Phase change materials in thermal management of Li-ion batteries: A state-of-the-art review

The widespread adoption of lithium-ion batteries (LIBs) in electric vehicles, portable electronics, and renewable energy systems has intensified the demand for effective thermal management strategies to ensure safety, performance, and longevity. Among emerging solutions, phase change materials (PCMs) have attracted significant interest for their passive thermal regulation capabilities, particularly their high latent heat and isothermal behavior. However, the research landscape is fragmented, with varied materials, configurations, and integration strategies explored across the literature. This review aims to provide a comprehensive synthesis of recent advances in PCM-based battery thermal management systems (BTMS), highlighting their thermal performance, structural innovations, and hybrid configurations with active cooling methods. Drawing on experimental, numerical, and theoretical studies, the review identifies key design parameters affecting efficiency, including PCM composition, nano-enhancements, encapsulation techniques, and system architecture.
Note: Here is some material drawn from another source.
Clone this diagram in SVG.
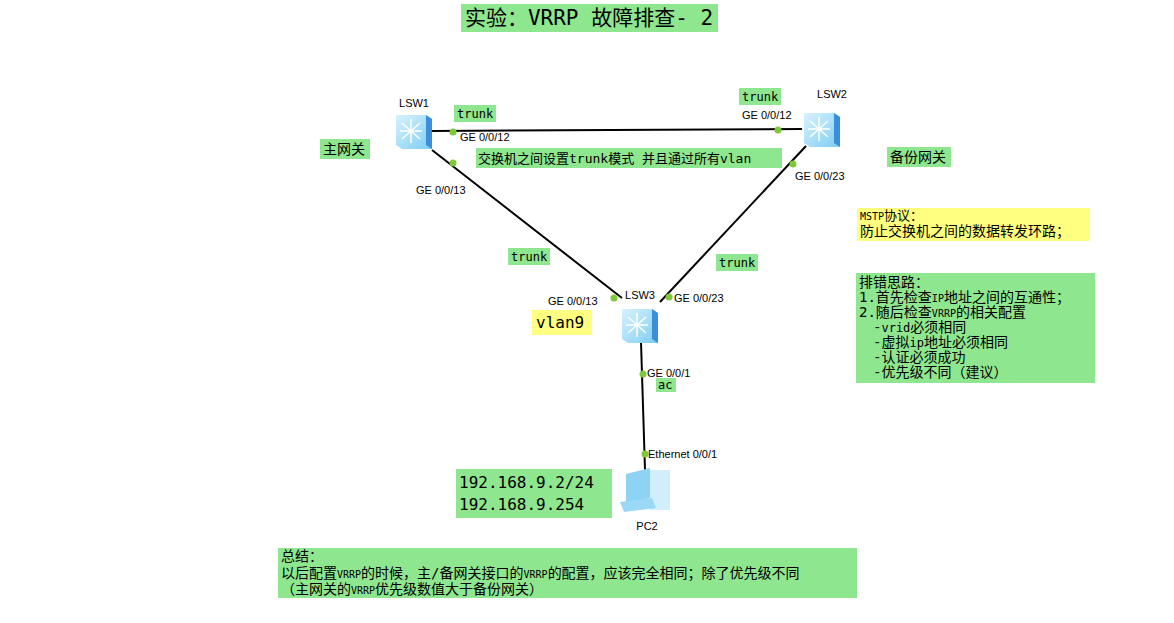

The review examines emerging research trends such as the use of machine learning for BTMS optimization, development of multifunctional PCMs with flame-retardant and structural properties, and cost-benefit analyses supporting commercial viability. Despite notable progress, challenges remain in material stability, scalability, and integration complexity. This review concludes by outlining future research directions, including the standardization of performance metrics, exploration of bio-based PCMs, and adaptive control strategies.